INPUT
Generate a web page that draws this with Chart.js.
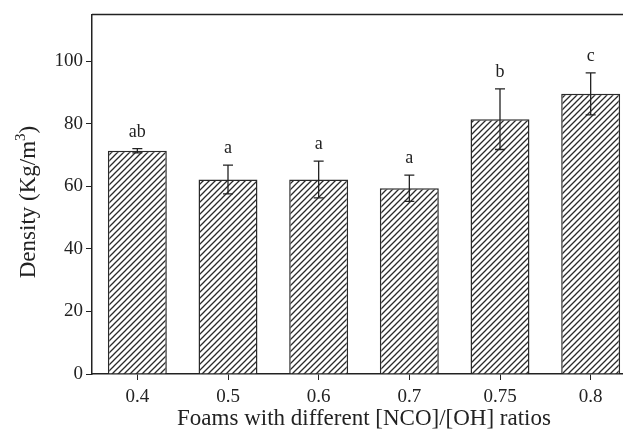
<!DOCTYPE html>
<html>
<head>
<meta charset="utf-8">
<script src="https://cdn.jsdelivr.net/npm/chart.js@4/dist/chart.umd.min.js"></script>
<style>
  html, body { margin: 0; padding: 0; background: #fff; overflow: hidden; }
  #wrap { width: 640px; height: 433px; }
</style>
</head>
<body>
<div id="wrap"><canvas id="chart" width="640" height="433"></canvas></div>
<script>
// values
const ratios = ['0.4', '0.5', '0.6', '0.7', '0.75', '0.8'];
const density = [71.4, 62.2, 62.2, 59.4, 81.5, 89.6];
const densityErr = [0.7, 4.6, 5.9, 4.2, 9.7, 6.7];
const groupLetters = ['ab', 'a', 'a', 'a', 'b', 'c'];
const yTicks = [0, 20, 40, 60, 80, 100];

const ink = '#222';
const serif = "'Liberation Serif', 'Times New Roman', serif";

// diagonal hatch fill
function hatch() {
    const s = 6;
    const c = document.createElement('canvas');
    c.width = s; c.height = s;
    const g = c.getContext('2d');
    g.fillStyle = '#fff';
    g.fillRect(0, 0, s, s);
    g.strokeStyle = '#2a2a2a';
    g.lineWidth = 1.3;
    g.beginPath();
    g.moveTo(0, s); g.lineTo(s, 0);
    g.moveTo(-1, 1); g.lineTo(1, -1);
    g.moveTo(s - 1, s + 1); g.lineTo(s + 1, s - 1);
    g.stroke();
    return g.createPattern(c, 'repeat');
}

const extras = {
    id: 'extras',
    afterDatasetsDraw(chart) {
        const ctx = chart.ctx;
        const x = chart.scales.x, y = chart.scales.y;
        const area = chart.chartArea;
        ctx.save();
        // top frame line
        ctx.strokeStyle = ink;
        ctx.lineWidth = 1.5;
        ctx.beginPath();
        ctx.moveTo(area.left, area.top);
        ctx.lineTo(area.right, area.top);
        ctx.stroke();
        // error bars + letters
        ctx.lineWidth = 1.3;
        ctx.fillStyle = ink;
        ctx.font = '18px ' + serif;
        ctx.textAlign = 'center';
        ctx.textBaseline = 'alphabetic';
        density.forEach((v, i) => {
            const cx = x.getPixelForValue(i);
            const top = y.getPixelForValue(v + densityErr[i]);
            const bot = y.getPixelForValue(v - densityErr[i]);
            ctx.beginPath();
            ctx.moveTo(cx, top); ctx.lineTo(cx, bot);
            ctx.moveTo(cx - 5, top); ctx.lineTo(cx + 5, top);
            ctx.moveTo(cx - 5, bot); ctx.lineTo(cx + 5, bot);
            ctx.stroke();
            ctx.fillText(groupLetters[i], cx, top - 12);
        });
        // y title with a real superscript
        const main = 'Density (Kg/m', sup = '3', end = ')';
        const big = '23px ' + serif, small = '15px ' + serif;
        ctx.font = big;
        const w1 = ctx.measureText(main).width, w3 = ctx.measureText(end).width;
        ctx.font = small;
        const w2 = ctx.measureText(sup).width;
        const total = w1 + w2 + w3;
        ctx.translate(35, 202);
        ctx.rotate(-Math.PI / 2);
        ctx.textAlign = 'left';
        let px = -total / 2;
        ctx.font = big;
        ctx.fillText(main, px, 0);
        px += w1;
        ctx.font = small;
        ctx.fillText(sup, px, -10);
        px += w2;
        ctx.font = big;
        ctx.fillText(end, px, 0);
        ctx.restore();
    }
};

new Chart(document.getElementById('chart'), {
    type: 'bar',
    data: {
        labels: ratios,
        datasets: [{
            data: density,
            backgroundColor: hatch(),
            borderColor: '#2a2a2a',
            borderWidth: 1.5,
            barPercentage: 0.65,
            categoryPercentage: 1
        }]
    },
    options: {
        responsive: false,
        animation: false,
        devicePixelRatio: 1,
        layout: { padding: { top: 12, right: 4, left: 0, bottom: 0 } },
        plugins: { legend: { display: false }, tooltip: { enabled: false } },
        scales: {
            x: {
                grid: { display: true, drawOnChartArea: false, drawTicks: true, tickLength: 6, color: ink, offset: false },
                border: { display: true, color: ink, width: 1.5 },
                ticks: { color: ink, font: { family: serif, size: 19 }, padding: 6 },
                title: { display: true, text: 'Foams with different [NCO]/[OH] ratios', color: ink,
                         font: { family: serif, size: 23 }, padding: { top: 0, bottom: 0 } },
                afterFit(s) { s.height = 59; }
            },
            y: {
                min: 0,
                max: 115,
                afterBuildTicks(s) { s.ticks = yTicks.map(v => ({ value: v })); },
                grid: { display: true, drawOnChartArea: false, drawTicks: true, tickLength: 6, color: ink },
                border: { display: true, color: ink, width: 1.5 },
                ticks: { color: ink, font: { family: serif, size: 19 }, padding: 3 },
                afterFit(s) { s.width = 92; }
            }
        }
    },
    plugins: [extras]
});
</script>
</body>
</html>
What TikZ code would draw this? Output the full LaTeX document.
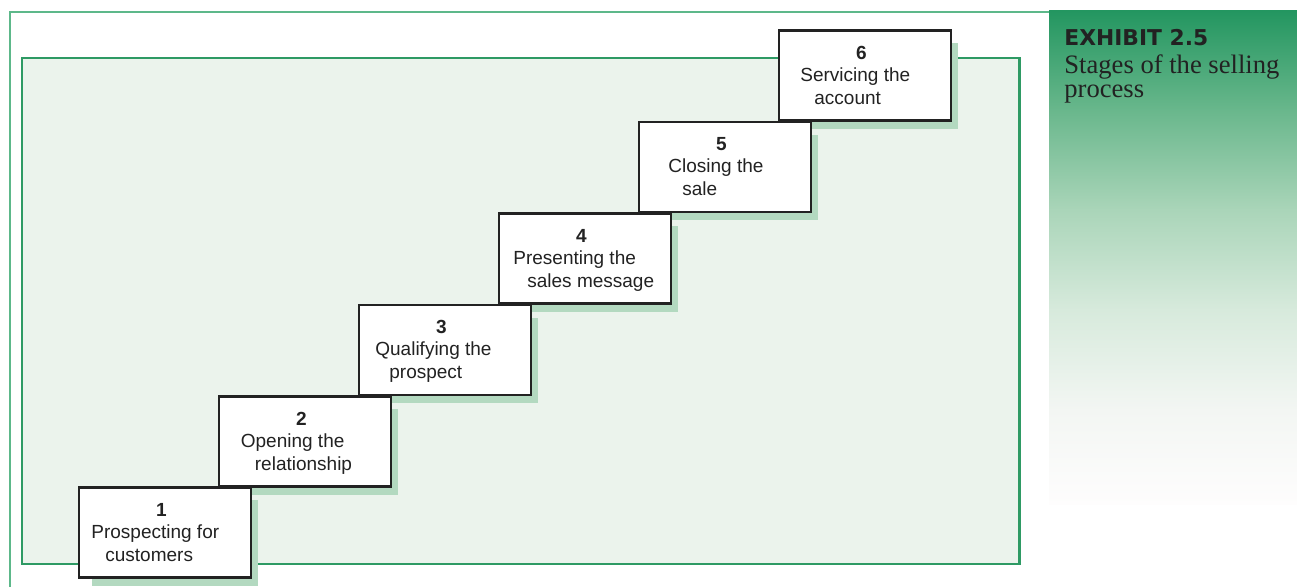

WRITTEN INSTRUCTION
Transcribe the material exactly, keeping every word and none of the pictures.

FULL SOLUTION
Generate a web page that draws this with Chart.js.
<!DOCTYPE html>
<html>
<head>
<meta charset="utf-8">
<script src="https://cdn.jsdelivr.net/npm/chart.js@4/dist/chart.umd.min.js"></script>
<style>
  html, body { margin: 0; padding: 0; background: #fff; overflow: hidden; }
  #wrap { width: 640px; height: 433px; }
</style>
</head>
<body>
<div id="wrap"><canvas id="chart" width="640" height="433"></canvas></div>
<script>
// values
const ratios = ['0.4', '0.5', '0.6', '0.7', '0.75', '0.8'];
const density = [71.4, 62.2, 62.2, 59.4, 81.5, 89.6];
const densityErr = [0.7, 4.6, 5.9, 4.2, 9.7, 6.7];
const groupLetters = ['ab', 'a', 'a', 'a', 'b', 'c'];
const yTicks = [0, 20, 40, 60, 80, 100];

const ink = '#222';
const serif = "'Liberation Serif', 'Times New Roman', serif";

// diagonal hatch fill
function hatch() {
    const s = 6;
    const c = document.createElement('canvas');
    c.width = s; c.height = s;
    const g = c.getContext('2d');
    g.fillStyle = '#fff';
    g.fillRect(0, 0, s, s);
    g.strokeStyle = '#2a2a2a';
    g.lineWidth = 1.3;
    g.beginPath();
    g.moveTo(0, s); g.lineTo(s, 0);
    g.moveTo(-1, 1); g.lineTo(1, -1);
    g.moveTo(s - 1, s + 1); g.lineTo(s + 1, s - 1);
    g.stroke();
    return g.createPattern(c, 'repeat');
}

const extras = {
    id: 'extras',
    afterDatasetsDraw(chart) {
        const ctx = chart.ctx;
        const x = chart.scales.x, y = chart.scales.y;
        const area = chart.chartArea;
        ctx.save();
        // top frame line
        ctx.strokeStyle = ink;
        ctx.lineWidth = 1.5;
        ctx.beginPath();
        ctx.moveTo(area.left, area.top);
        ctx.lineTo(area.right, area.top);
        ctx.stroke();
        // error bars + letters
        ctx.lineWidth = 1.3;
        ctx.fillStyle = ink;
        ctx.font = '18px ' + serif;
        ctx.textAlign = 'center';
        ctx.textBaseline = 'alphabetic';
        density.forEach((v, i) => {
            const cx = x.getPixelForValue(i);
            const top = y.getPixelForValue(v + densityErr[i]);
            const bot = y.getPixelForValue(v - densityErr[i]);
            ctx.beginPath();
            ctx.moveTo(cx, top); ctx.lineTo(cx, bot);
            ctx.moveTo(cx - 5, top); ctx.lineTo(cx + 5, top);
            ctx.moveTo(cx - 5, bot); ctx.lineTo(cx + 5, bot);
            ctx.stroke();
            ctx.fillText(groupLetters[i], cx, top - 12);
        });
        // y title with a real superscript
        const main = 'Density (Kg/m', sup = '3', end = ')';
        const big = '23px ' + serif, small = '15px ' + serif;
        ctx.font = big;
        const w1 = ctx.measureText(main).width, w3 = ctx.measureText(end).width;
        ctx.font = small;
        const w2 = ctx.measureText(sup).width;
        const total = w1 + w2 + w3;
        ctx.translate(35, 202);
        ctx.rotate(-Math.PI / 2);
        ctx.textAlign = 'left';
        let px = -total / 2;
        ctx.font = big;
        ctx.fillText(main, px, 0);
        px += w1;
        ctx.font = small;
        ctx.fillText(sup, px, -10);
        px += w2;
        ctx.font = big;
        ctx.fillText(end, px, 0);
        ctx.restore();
    }
};

new Chart(document.getElementById('chart'), {
    type: 'bar',
    data: {
        labels: ratios,
        datasets: [{
            data: density,
            backgroundColor: hatch(),
            borderColor: '#2a2a2a',
            borderWidth: 1.5,
            barPercentage: 0.65,
            categoryPercentage: 1
        }]
    },
    options: {
        responsive: false,
        animation: false,
        devicePixelRatio: 1,
        layout: { padding: { top: 12, right: 4, left: 0, bottom: 0 } },
        plugins: { legend: { display: false }, tooltip: { enabled: false } },
        scales: {
            x: {
                grid: { display: true, drawOnChartArea: false, drawTicks: true, tickLength: 6, color: ink, offset: false },
                border: { display: true, color: ink, width: 1.5 },
                ticks: { color: ink, font: { family: serif, size: 19 }, padding: 6 },
                title: { display: true, text: 'Foams with different [NCO]/[OH] ratios', color: ink,
                         font: { family: serif, size: 23 }, padding: { top: 0, bottom: 0 } },
                afterFit(s) { s.height = 59; }
            },
            y: {
                min: 0,
                max: 115,
                afterBuildTicks(s) { s.ticks = yTicks.map(v => ({ value: v })); },
                grid: { display: true, drawOnChartArea: false, drawTicks: true, tickLength: 6, color: ink },
                border: { display: true, color: ink, width: 1.5 },
                ticks: { color: ink, font: { family: serif, size: 19 }, padding: 3 },
                afterFit(s) { s.width = 92; }
            }
        }
    },
    plugins: [extras]
});
</script>
</body>
</html>
What TikZ code would draw this? Output the full LaTeX document.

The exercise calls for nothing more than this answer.